Financial hardship and voter turnout
Short-term financial difficulties prevent poor people in Germany from voting and participating in politics. Such are the findings of a study by Max Schaub, a research fellow at the WZB Berlin Social Science Center, published in American Political Science Review. Among individuals at risk of poverty, both turnout intentions and actual turnout are reduced by 5 percentage points when election days coincide with phases of acute financial hardship.
Many studies have shown that poverty hampers political participation. For the first time, Max Schaub has examined the influence of acute financial hardship on political participation – situations, often lasting only a few days, in which money is so tight that it no longer covers the bare necessities. These situations are experienced primarily by people living below the poverty line. In Germany, that includes about 16 percent of the population – the unemployed, retired persons with small pensions, and single parents – social groups whose monthly budget is often spent down to the last euro. Unexpected circumstances will immediately plunge them into financial difficulties.
Such financial constraints are accompanied by sharply reduced rates of political participation on election days, the author found. Notably, voting intensions among the poor dropped by 5 percentage points. In absolute figures, this means that 500,000 fewer votes were cast in federal elections. Actual voter turnout was also reduced by an average of 5 percentage points compared to elections held at moments when poor voters experienced less financial pressure.
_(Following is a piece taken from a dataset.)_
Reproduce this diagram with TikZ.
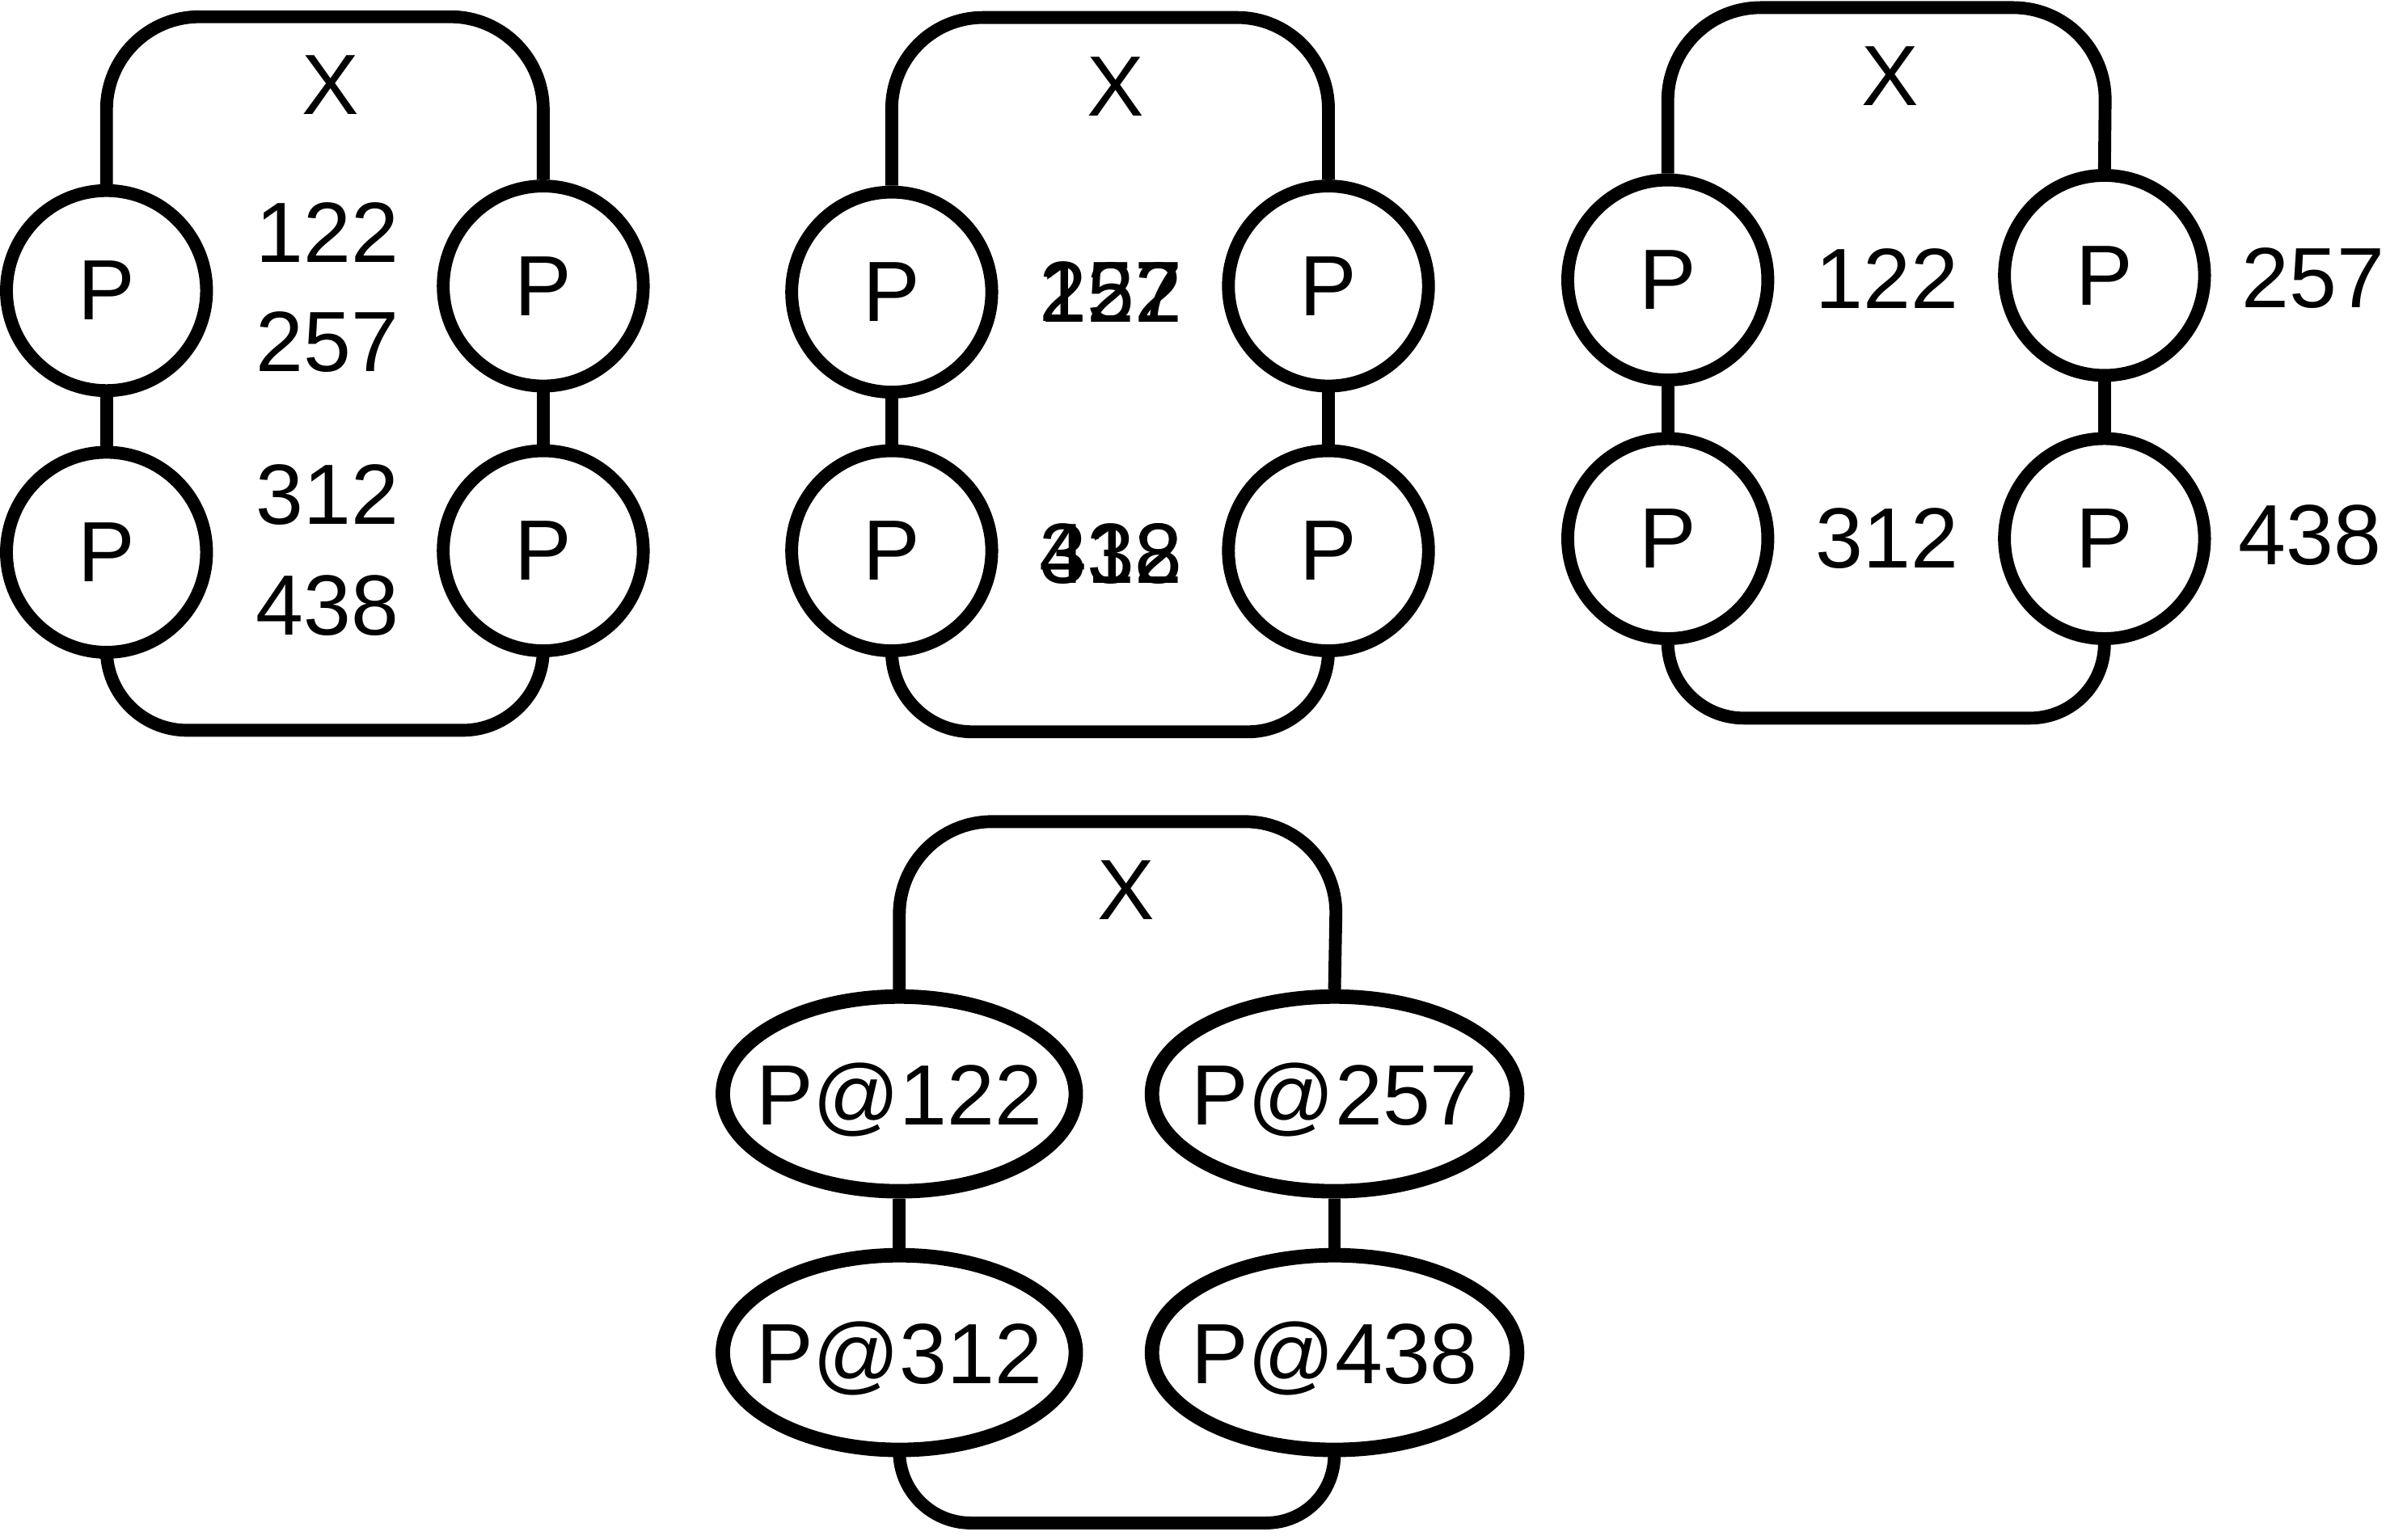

The effect has been constant over the last few decades, is particularly pronounced in local and state elections (-6%), and a little less pronounced in federal elections (-4%).
"Short-term emergencies may turn people into non-voters," says Max Schaub. This is due to increased levels of stress and alienation from the political process, both of which deprive those affected of their desire to participate. Moreover, to save money, the only option often is to retreat into the private sphere. This reduces social embeddedness – an important driver of political participation. "To ensure that all segments of society are represented, we should avoid scheduling elections on days when parts of the population are suffering from financial shortages," explains Max Schaub.
Method: The study analyzes voter turnout in more than 1,000 elections at the federal, state and local levels in Germany since 1946. The study combines data from large-scale surveys such as the "Allgemeine Bevölkerungsumfrage der Sozialwissenschaften" (ALLBUS) and the "Deutschlandtrend" (Infratest dimap) with in-depth interviews with persons living in poverty. To determine the consequences of short-term financial difficulties, the study exploits the idiosyncrasies of German payment conventions. In Germany, salaries, pensions and unemployment benefits are transferred at the end of the month, yet many important payments must also be settled then. Since banks do not transfer money on weekends, in months in which the last day coincides with a weekend, these payments must be made earlier than in months in which the last day falls on a weekday. For example, in a ‘short’ month such as July 2021, where the 31st is on a Saturday, an identical income must cover for fewer days than in the 'long' month of August - 30 days (July 1 to July 30) instead of 32 days (July 31 to August 31). As the study shows, these extra days present those living in poverty with considerable financial difficulties, thereby negatively affecting political participation.
The study bx Max Schaub “Acute Financial Hardship and Voter Turnout: Theory and Evidence from the Sequence of Bank Working Days” is available via Open Access in: American Political Science Review (2021), First View, pp. 1-17. DOI:10.1017/S0003055421000551.